Things that are omitted are unsettling, and Kubrick built his whole career on not explaining things to the audience. He keeps secrets from the viewer. I think that we will never solve the puzzles in his films, most especially in The Shining. The day we do figure out what Kubrick meant in this film is the day we attain his unattainable mastery. And this will never happen because Kubrick’s genius was decades ahead of his time. When you compare The Shining to other films from the 1980’s it pushes the limitations and transcends the status quo of the era. The Shining is so good that it sets the tone for decades to come
VERDICT
Overall The Shining is my favorite horror movie and is horrifying on all the right levels.

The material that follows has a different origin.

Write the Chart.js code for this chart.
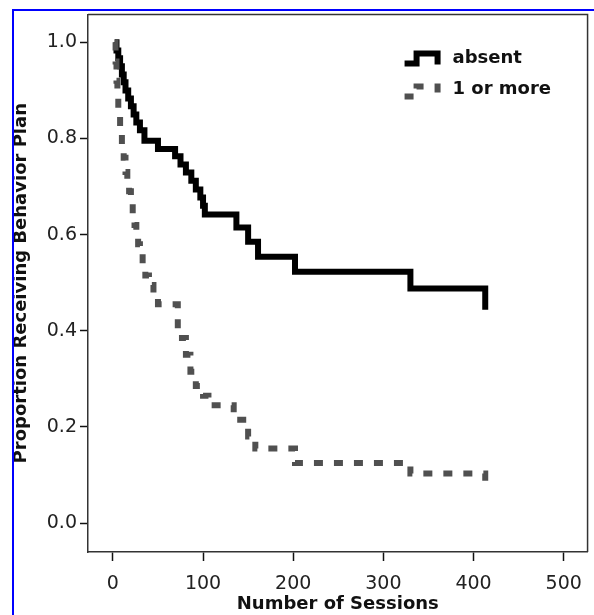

It is suspenseful, psychological, intense, and intelligent. Even if the ghosts in The Shining are not real, Wendy and Danny are still haunted by Jack Torrance’s alcoholism and violent tendencies. This relates to Wendy and Danny’s feelings of dread, isolation, and intimate contact with their tormentor. The film captures the feeling of unease, the feeling of not knowing if you’ll ever escape. And all of this is closed with a shot of a photograph of Jack in the gold room with the caption Overlook Hotel July 4th Ball dated 1921, this reflects that after Jack’s death in the hedge maze he is immortalized as another spirit of the Overlook Hotel. Jack’s open arms in this image is as if he is welcoming you into the horrors that have taken place that cursed winter. This image will be burned into the heads of viewers forever. It has been dissected and analysed hundreds of times, but my view of this shot is that it is Kubrick showing the audience that the answer to why Jack is exploited by the ghosts of the overlook was right under our noses the whole time. The last piece of the puzzle Kubrick created hidden in plain sight.
I WILL GIVE THE SHINING 10/10! “a masterpiece of modern horror.”